A first-person account from off the beaten track,
as told to Anne Ford.

“People believe that there’s male and female and that’s it, right? When you ask someone what makes them a man or makes them a woman, it’s a tough conversation. It’s just how they identify.

“I was assigned female sex at birth based on my genitalia, and that’s something that I don’t identify with. I’m a female-bodied person, but that doesn’t, for me, determine how I should be able to navigate society. As someone who identifies as gender nonconforming, it’s a way to decide how I want to be seen in the world and not have that determined by my body.

“I’m addressed as ‘sir’ most of the time. It depends where I’m at and what I’m wearing. Most of the time I just continue with the interaction, because it’s not a problem for me either way. It’s usually a problem for the other individual, after they feel like they called me by the wrong pronoun. It reveals how they feel about the situation, not necessarily anything to do with me.

“We’re trained to notice the difference between things from a very young age. Most people feel a lot of confidence in their ability to tell things apart: ‘That’s a banana; that’s a kiwi.’ People feel about gender performance the same way. And when people are confused, it makes them feel like they’ve been tricked.

“I just don’t use the bathroom, for the most part, in public spaces. It is really uncomfortable. But I would rather not risk a bad reaction.

“I prefer the pronouns ‘they’ and ‘them.’ It feels very comfortable. It lends itself to the multiplicities I feel I am. But mostly I get silly reactions, like someone challenging the pronoun because it’s used in a particular way in English. Which is silly, because so much about our language is transforming. But that’s their issue. Other times I get, ‘OK, cool, great,’ which is always refreshing.

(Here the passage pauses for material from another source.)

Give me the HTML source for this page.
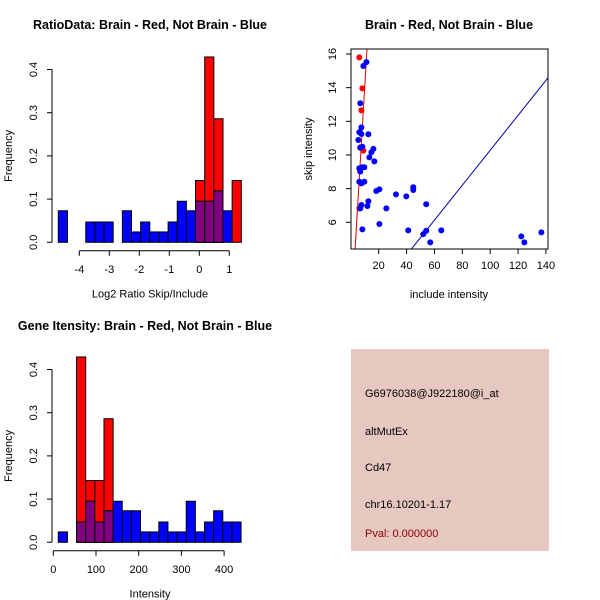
<!DOCTYPE html>
<html><head><meta charset="utf-8"><style>
html,body{margin:0;padding:0;background:#fff;}
svg{display:block;font-family:"Liberation Sans",sans-serif;}
</style></head><body>
<svg id="c" width="600" height="600" viewBox="0 0 600 600"></svg>
<script>
// ---- Ratio histogram data (20 bins) ----
const ratioBinStart = -4.7;
const ratioBinWidth = 0.305;
const ratioRed  = [0,0,0,0,0,0,0,0,0,0,0,0,0,0,0,0.143,0.429,0.286,0,0.143];
const ratioBlue = [0.073,0,0,0.047,0.047,0.047,0,0.073,0.024,0.047,0.024,0.024,0.047,0.095,0.073,0.095,0.095,0.119,0.073,0];
const ratioXTicks = [-4,-3,-2,-1,0,1];
const freqTicks = ["0.0","0.1","0.2","0.3","0.4"];
// ---- Intensity histogram data (20 bins) ----
const intBinStart = 11.7;
const intBinWidth = 21.4;
const intRed  = [0,0,0.429,0.143,0.143,0.286,0,0,0,0,0,0,0,0,0,0,0,0,0,0];
const intBlue = [0.024,0,0.047,0.095,0.047,0.073,0.095,0.073,0.073,0.024,0.024,0.047,0.024,0.024,0.095,0.024,0.047,0.073,0.047,0.047];
const intXTicks = [0,100,200,300,400];
// ---- Scatter data ----
const redX = [6.1,8.3,7.6,9.0,6.8,6.1];
const redY = [15.80,13.96,12.65,10.26,10.45,6.83];
const blueX = [9.0,11.2,6.8,7.6,6.1,5.4,7.6,12.6,8.3,6.8,13.3,14.8,16.2,16.9,6.1,8.3,9.7,6.8,6.1,9.7,7.6,18.3,20.5,12.6,7.6,11.9,6.8,25.5,32.4,39.8,44.8,44.8,54.1,8.3,20.5,41.2,52.0,54.1,57.0,64.9,122.3,124.5,136.7];
const blueY = [15.29,15.52,13.07,11.64,11.35,10.89,11.25,11.23,10.49,10.43,9.86,10.16,10.36,9.62,9.21,9.27,9.27,9.01,8.41,8.41,8.31,7.86,7.96,7.25,7.03,6.97,6.83,6.83,7.66,7.54,8.08,7.92,7.07,5.58,5.90,5.52,5.30,5.50,4.81,5.52,5.16,4.81,5.40];
const redLine = [0.13, 1.392];   // intercept, slope
const blueLine = [-0.10, 0.1038];
const scXTicks = [20,40,60,80,100,120,140];
const scYTicks = [6,8,10,12,14,16];

const NS="http://www.w3.org/2000/svg";
const svg=document.getElementById('c');
function el(tag,attrs,parent){const e=document.createElementNS(NS,tag);for(const k in attrs)e.setAttribute(k,attrs[k]);(parent||svg).appendChild(e);return e;}
function txt(s,x,y,attrs,parent){const t=el('text',Object.assign({x:x,y:y},attrs),parent);t.textContent=s;return t;}

function hist(gName,start,width,red,blue,xTicks,xPx,y0,yPerUnit,xTickMin,xTickMax,xLabel,title,titleX,titleY){
  const g=el('g',{});
  
  
  const yPx=v=>y0-v*yPerUnit;
  for(let i=0;i<red.length;i++){
    const x1=xPx(start+i*width), x2=xPx(start+(i+1)*width);
    const r=red[i], b=blue[i];
    if(r>0){const e=el('rect',{x:x1,y:yPx(r),width:x2-x1,height:y0-yPx(r),fill:'#ff0000',stroke:'#000','stroke-width':1},g);
      }
    if(b>0){const e=el('rect',{x:x1,y:yPx(b),width:x2-x1,height:y0-yPx(b),fill:'#0000ff',stroke:'#000','stroke-width':1},g);
      }
    const m=Math.min(r,b);
    if(m>0){const e=el('rect',{x:x1,y:yPx(m),width:x2-x1,height:y0-yPx(m),fill:'#800080',stroke:'#000','stroke-width':1},g);
      }
  }
  // y axis
  el('line',{x1:52,y1:yPx(0),x2:52,y2:yPx(0.4),stroke:'#000'},g);
  freqTicks.forEach(s=>{const v=parseFloat(s);const y=yPx(v);
    el('line',{x1:47,y1:y,x2:52,y2:y,stroke:'#000'},g);
    txt(s,0,0,{'font-size':11,'text-anchor':'middle',transform:`translate(37,${y}) rotate(-90)`},g);});
  // x axis
  const ay=y0+8.5;
  el('line',{x1:xPx(xTickMin),y1:ay,x2:xPx(xTickMax),y2:ay,stroke:'#000'},g);
  xTicks.forEach(v=>{const x=xPx(v);el('line',{x1:x,y1:ay,x2:x,y2:ay+5,stroke:'#000'},g);
    txt(String(v),x,ay+22,{'font-size':11,'text-anchor':'middle'},g);});
  const xl=txt(xLabel,150,y0+55,{'font-size':11,'text-anchor':'middle'},g);
  
  const yl=txt('Frequency',0,0,{'font-size':11,'text-anchor':'middle',transform:`translate(12,${yPx(0.2)}) rotate(-90)`},g);
  
  const t=txt(title,titleX,titleY,{'font-size':12.5,'font-weight':'bold','text-anchor':'middle'},g);
  
}

hist('ratio-histogram',ratioBinStart,ratioBinWidth,ratioRed,ratioBlue,ratioXTicks,v=>199.3+30*v,242.3,432,-4,1,'Log2 Ratio Skip/Include','RatioData: Brain - Red, Not Brain - Blue',150,29);
hist('intensity-histogram',intBinStart,intBinWidth,intRed,intBlue,intXTicks,v=>53.3+0.427*v,542.3,432,0,400,'Intensity','Gene Itensity: Brain - Red, Not Brain - Blue',145,330);

// scatter
(function(){
  const g=el('g',{});
  
  
  const X=v=>350.8+1.394*v, Y=v=>222.3-(v-6)*16.83;
  const L=351,R=548,T=49,B=249;
  const cp=el('clipPath',{id:'scClip'},g);el('rect',{x:L,y:T,width:R-L,height:B-T},cp);
  const lg=el('g',{'clip-path':'url(#scClip)'},g);
  [[redLine,'#dd0000'],[blueLine,'#0000bb']].forEach(([ln,c])=>{
    const e=el('line',{x1:X(0),y1:Y(ln[0]),x2:X(150),y2:Y(ln[0]+ln[1]*150),stroke:c,'stroke-width':1},lg);
    
  });
  redX.forEach((v,i)=>{const e=el('circle',{cx:X(v),cy:Y(redY[i]),r:3,fill:'#ff0000'},lg);
    });
  blueX.forEach((v,i)=>{const e=el('circle',{cx:X(v),cy:Y(blueY[i]),r:3,fill:'#0000ff'},lg);
    });
  el('rect',{x:L,y:T,width:R-L,height:B-T,fill:'none',stroke:'#000'},g);
  scXTicks.forEach(v=>{const x=X(v);el('line',{x1:x,y1:B,x2:x,y2:B+5,stroke:'#000'},g);
    txt(String(v),x,B+20,{'font-size':11,'text-anchor':'middle'},g);});
  scYTicks.forEach(v=>{const y=Y(v);el('line',{x1:L,y1:y,x2:L-5,y2:y,stroke:'#000'},g);
    txt(String(v),0,0,{'font-size':11,'text-anchor':'middle',transform:`translate(336,${y}) rotate(-90)`},g);});
  const xl=txt('include intensity',449,298,{'font-size':11,'text-anchor':'middle'},g);
  
  const yl=txt('skip intensity',0,0,{'font-size':11,'text-anchor':'middle',transform:'translate(312,149) rotate(-90)'},g);
  
  const t=txt('Brain - Red, Not Brain - Blue',449,29,{'font-size':12.5,'font-weight':'bold','text-anchor':'middle'},g);
  
})();

// info panel
(function(){
  const g=el('g',{});
  
  
  el('rect',{x:351,y:349,width:198,height:202,fill:'#e6c8c0'},g);
  const lines=[['G6976038@J922180@i_at',397,'#000','probe-id'],['altMutEx',435,'#000','event-type'],['Cd47',471,'#000','gene-name'],['chr16.10201-1.17',508,'#000','location'],['Pval: 0.000000',537,'#8b0000','p-value']];
  lines.forEach(([s,y,c,n])=>{const t=txt(s,365,y,{'font-size':11,fill:c},g);
    });
})();
</script>
</body></html>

“The really rewarding part is coming to terms with my love and appreciation for my body, and being able to navigate spaces in which before I felt really self-conscious. For example, at the beach, there’s so much pressure as to what to wear. The beach is a very gendered place. The last three to four years I’ve been feeling a lot more freedom being able to experience the beach, because I’m no longer feeling as if I need to conform to ideas of how my body should be viewed. It was really freeing to decide to not wear a bikini or a one-piece anymore, that I was going to wear whatever I felt like wearing to the beach—a pair of shorts and a T-shirt, or just a pair of shorts and no top.

“The least challenging thing I’ve done in my life is embrace the nonbinary gender spectrum. What’s been more challenging? Coming out as a teenager. Living on my own afterward. Moving from New York City to Chicago. Navigating the world in general as a black person in America.”